The FRESCO team (mostly) uses Eclipse to develop FRESCO. To develop using Eclipse, first check out a fork of FRESCO from GitHub. Then to import FRESCO into Eclipse choose

File > Import... > Maven > Existing Maven Projects

and select the FRESCO root directory.

To help conform to the code style used in FRESCO, as described in the Code Style section, we recommend installing the Checkstyle plugin for Eclipse and configuring it to use the Google style. This plugin can also be used to generate a code formatter for Eclipse. To ensure imports are ordered correctly, you may also need to go to

Eclipse > Preferences... > Java > Code Style > Organize Imports

and delete all groups in the list displayed (as the Google style dictates that all imports must be in a single block).

To help fulfill the code coverage goal described in Testing we also recommend installing the Jacoco plugin. This eases checking code coverage on your changes locally.

Alternatively some IntelliJ support is also present - look for the .idea files in the root of the repository.

Code Style

To keep the code style consistent we use the style defined by Google. We prefer to keep the code from generating compile warnings, using the @SuppressWarnings annotation sparingly in case of unavoidable warnings.

Testing

We use JUnit4 for testing. We use the Travis tool to continuously check that all code committed to the repository compiles and passes all tests. We strive for 100% test coverage of the FRESCO code and use the Codecov tool to automatically check that new patches have 100% coverage and do not decrease the overall test coverage.

For each sub-project tests are located in the source code folder named test separated from the main code, as per the standard Maven directory structure. When writing tests for something in package x.y.z the test should belong to the same package. This way, methods that are package private and therefore not exposed in the FRESCO API can also be tested.

We work with two classes of tests:

• Regular tests. These should be fast and not rely on any external dependencies such as a server already running. I.e., it should always possible to check out the code and just run these tests with only meeting the requirements seen in the install section.

• Integration tests. These are tests that for example rely on external databases being set up, or involve deployment to different hosts. You can mark a test class or test method as integration test by using the @Category annotation like so:

  @Test @Category(IntegrationTest.class) public void testSomething() { // Your test goes here. }
  

Integration tests are ignored when you the FRESCO tests suite using the Maven command

mvn test

but are included when you run

mvn integration-test

A few good practices regarding tests:

1. Write tests.
2. Don’t delete, comment, or @Ignore tests unless you really know what you are doing.
3. Make sure that tests are independent of each other.
4. Tests should be deterministic. Use a pseudo-random generator with a fixed seed if you need randomness.
5. Working tests should be silent when they work. Use log level Level.FINE if needed.

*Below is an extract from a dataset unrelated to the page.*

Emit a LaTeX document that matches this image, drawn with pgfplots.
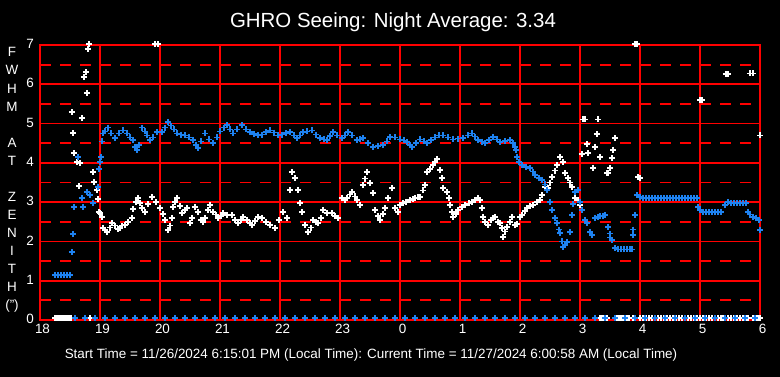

Writing Tests for a Protocol Suite

If you are developing a new protocol suite you may want to write tests in the same way as the tests for suites that are already included in FRESCO. Consider, e.g., the SPDZ suite. A helper method is made:

protected void runTest(TestThreadRunner.TestThreadFactory f, EvaluationStrategy evalStrategy,
      NetworkingStrategy network, PreprocessingStrategy preProStrat, int noOfParties) throws Exception

The first argument to runTest is a TestThreadFactory which defines which logic should be tested. It is a factory that provides threads for each party in the test. If the protocol to test is symmetric, each thread is identical. The test framework makes sure that each thread has access to its own partyId so if the test requires the parties to do different things, they can branch on their partyId.

The rest of the arguments to runTest are parameters over which you want your tests to vary. For example this could be the number of players and evaluation strategy. But it can also include parameters specific to your suite. The runTest should set up the remaining parameters for your test – those parameters that should remain fixed in all your tests.

Then create a number of small tests, like the following:

@Test
public void test_MultAndAdd_Sequential() throws Exception {
  runTest(new BasicArithmeticTests.TestSimpleMultAndAdd(), EvaluationStrategy.SEQUENTIAL,
    NetworkingStrategy.KRYONET, PreprocessingStrategy.DUMMY, 2);
  }

It is fine to let the name reflect the specific parameters used in the test. Note how we use a generic test here: The test BasicArithmeticTests.TestSimpleMultAndAdd can be used to test multiplications and additions for any protocol suite that supports basic arithmetic operations, so there is no need to rewrite such tests. Only write your own specific tests if you need to test some specific functionality of your suite that no other suite has, otherwise consider making the test generic such that it can be reused by others.

Writing many small tests like this makes it easy to decide later which of the tests to include. The “unit” test suite should be relatively quick and not require external setup. If it depends on such things, mark it with @Category(IntegrationTest.class).

Building the Documentation

The documentation will be built automatically and uploaded to fresco.readthedocs.org when new changes are pushed to the repository. Before committing changes to the documentation, it is a good idea to build the documentation locally and check that it looks ok. This can be done as follows.

Building the docs requires Sphinx to be installed. A good way to do this is by using virtualenv. Using virtualenv installs Sphinx in a local folder that can be easily removed, and it ensures that the installation does not have any side effects: Go to the doc folder. Then create a new virtual environment:

virtualenv env
source ./env/bin/activate
pip install -r requirements.txt

If the install fails, you might have to update pip. Just follow the directions pip gives you. This only needs to be done once. When done, you can activate the virtual environment just by doing:

source ./env/bin/activate

Once activated, you can build documentation with:

make html

On Mac OS X you may need to set the following environment variables:

export LC_ALL=en_US.UTF-8
export LANG=en_US.UTF-8

You can enter the two lines directly in your terminal or to add them to your ~/.bash_profile.

Once built, you can view the result, open the file doc/build/html/index.hmtl with a web browser.